## Written request
Filter for the word "React" and keep each matching line.

::::::

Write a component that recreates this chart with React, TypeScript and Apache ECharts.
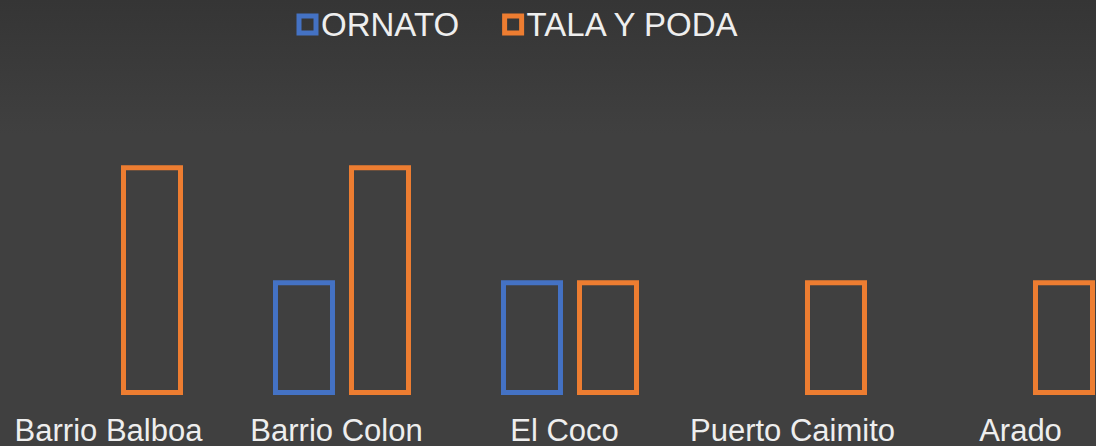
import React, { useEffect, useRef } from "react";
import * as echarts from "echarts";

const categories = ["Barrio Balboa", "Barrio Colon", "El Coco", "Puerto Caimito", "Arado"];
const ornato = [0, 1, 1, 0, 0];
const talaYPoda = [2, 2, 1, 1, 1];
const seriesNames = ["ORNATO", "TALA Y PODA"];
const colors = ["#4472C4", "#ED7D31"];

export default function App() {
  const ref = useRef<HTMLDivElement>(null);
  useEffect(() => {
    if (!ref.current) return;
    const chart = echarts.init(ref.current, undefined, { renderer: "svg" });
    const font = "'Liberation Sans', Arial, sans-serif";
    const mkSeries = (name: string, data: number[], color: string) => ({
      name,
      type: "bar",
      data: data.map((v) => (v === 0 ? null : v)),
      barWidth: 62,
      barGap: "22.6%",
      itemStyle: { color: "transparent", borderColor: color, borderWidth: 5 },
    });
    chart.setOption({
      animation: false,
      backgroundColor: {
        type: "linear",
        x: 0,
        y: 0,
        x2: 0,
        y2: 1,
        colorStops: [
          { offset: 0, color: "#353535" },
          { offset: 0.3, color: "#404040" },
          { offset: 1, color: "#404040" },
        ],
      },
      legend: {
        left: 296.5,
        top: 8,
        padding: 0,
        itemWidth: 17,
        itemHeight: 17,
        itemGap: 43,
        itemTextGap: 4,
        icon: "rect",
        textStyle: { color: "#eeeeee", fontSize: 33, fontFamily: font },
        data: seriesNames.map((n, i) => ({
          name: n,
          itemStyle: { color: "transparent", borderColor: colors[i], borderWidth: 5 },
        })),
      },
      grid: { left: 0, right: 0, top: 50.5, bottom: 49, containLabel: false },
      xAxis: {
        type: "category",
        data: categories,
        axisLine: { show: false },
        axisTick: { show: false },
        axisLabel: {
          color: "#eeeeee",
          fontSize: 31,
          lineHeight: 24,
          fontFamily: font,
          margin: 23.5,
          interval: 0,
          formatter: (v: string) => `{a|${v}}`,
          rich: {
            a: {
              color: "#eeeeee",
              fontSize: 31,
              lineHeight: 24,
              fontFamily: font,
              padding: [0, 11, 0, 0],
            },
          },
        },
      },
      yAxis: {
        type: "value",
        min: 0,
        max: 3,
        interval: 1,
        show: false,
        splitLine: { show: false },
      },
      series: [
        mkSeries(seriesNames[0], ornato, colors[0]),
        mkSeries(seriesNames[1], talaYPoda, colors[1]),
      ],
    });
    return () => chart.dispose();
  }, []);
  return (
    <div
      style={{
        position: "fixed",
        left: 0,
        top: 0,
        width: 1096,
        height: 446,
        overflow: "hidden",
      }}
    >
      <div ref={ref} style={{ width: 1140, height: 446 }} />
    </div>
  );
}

::::::

## Task output
Write a component that recreates this chart with React, TypeScript and Apache ECharts.
import React, { useEffect, useRef } from "react";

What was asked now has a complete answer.